Um exemplo bastante claro é o fato de que ela vai ser paritária. Isso não estava previsto no início, quando houve, em novembro de 2019, o acordo dos partidos políticos com o presidente [Sebastián Piñera] para a realização do plebiscito. Isso foi uma conquista posterior, graças ao movimento feminista. Outro exemplo cabal tem a ver com o debate sobre a garantia de vagas, no processo da nova Constituinte, para os povos originários, que no Chile são, pelo menos, 12 e equivalem a cerca de 10% da população. É significativo e fundamental que eles tenham garantida uma boa representação nessa Convenção. E isso ainda está em jogo, está sendo discutido pelo Senado.
Todo o processo da construção dessa nova Constituição, e o que a gente pode esperar dela, vai depender dessa mobilização, que ela continue, vai depender do nível de tensão e de luta social dos próximos meses. Se esse nível de luta se mantiver, podemos esperar uma Constituição que contemple direitos sociais básicos, que contemple a reversão das privatizações, proteção ao patrimônio público, ao meio ambiente, aos povos originários, direitos para as mulheres, direitos sociais em geral. Isso que o Chile foi proibido de ter, devido à continuidade dessa Constituição ao longo desses trinta anos. Por isso que um dos slogans deles é “não é por trinta pesos, é por trinta anos”. Na verdade, é por 47 anos [considerando o golpe militar de 1973].

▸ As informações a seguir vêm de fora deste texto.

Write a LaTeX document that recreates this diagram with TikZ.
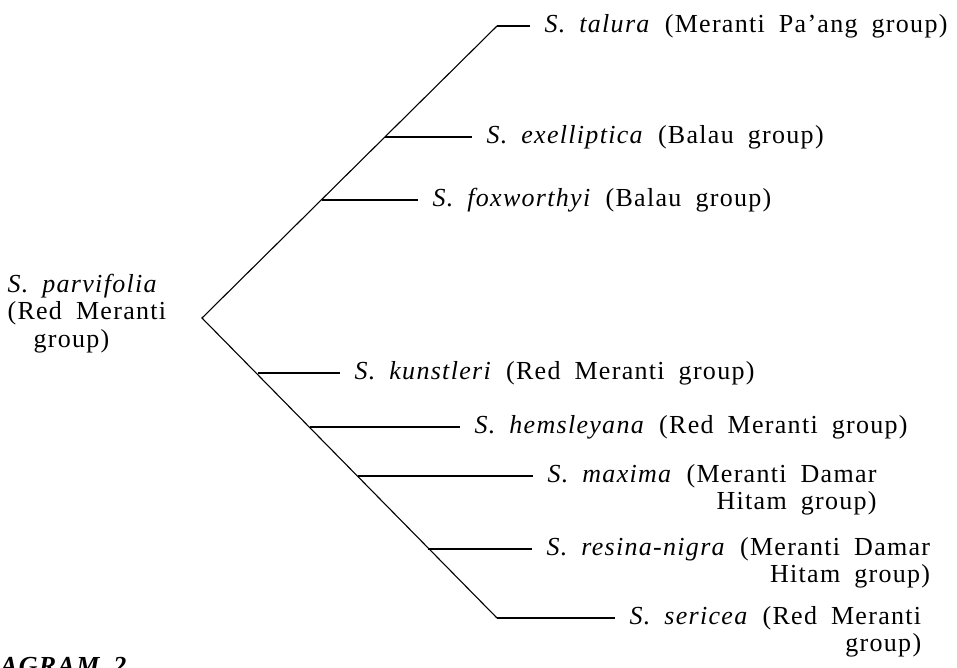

Caso isso aconteça, acredito que é possível sim que esse país que foi o laboratório da doutrina de choque do neoliberalismo seja também o país onde a gente pode ver o neoliberalismo sendo enterrado. Moralmente, já está enterrado. A maioria da população chilena já entende que o modelo neoliberal só gera desigualdades, gera uma qualidade de vida muito baixa e muito aquém de qualquer expectativa. Principalmente tendo em conta que a imagem do Chile era vendida ao mundo todo como um oásis, um país que tem uma renda per capita alta, indicativos econômicos gerais comemorados, é parte da OCDE [Organização para a Cooperação e Desenvolvimento Econômico] etc.
Conexão UFRJ – Foi realizado em novembro, na Universidade Federal Fluminense (UFF), com a participação de pesquisadores de várias instituições e localidades, inclusive da UFRJ, o Seminário Internacional 50 anos de Unidade Popular no Chile. Na sua avaliação, o que essa coalizão ensinou e ensina à América Latina?
Rejane Hoeveler – Na minha leitura, o legado da Unidade Popular é múltiplo. Nós podemos pensar que, por um lado, foi um empolgante exemplo, nos anos 1960 e início dos 70, da possibilidade do chamado socialismo pela via eleitoral ou socialismo democrático. Por outro lado, ao ter em seu desfecho um brutal golpe militar em 1973, encabeçado por um general que era da confiança de Salvador Allende, nos ensinou que, mesmo seguindo à risca as linhas democráticas e eleitorais, os grandes proprietários e o imperialismo não aceitam experiências como essa. Não aceitaram, simplesmente, e toparam uma ditadura que foi das mais sanguinárias da história.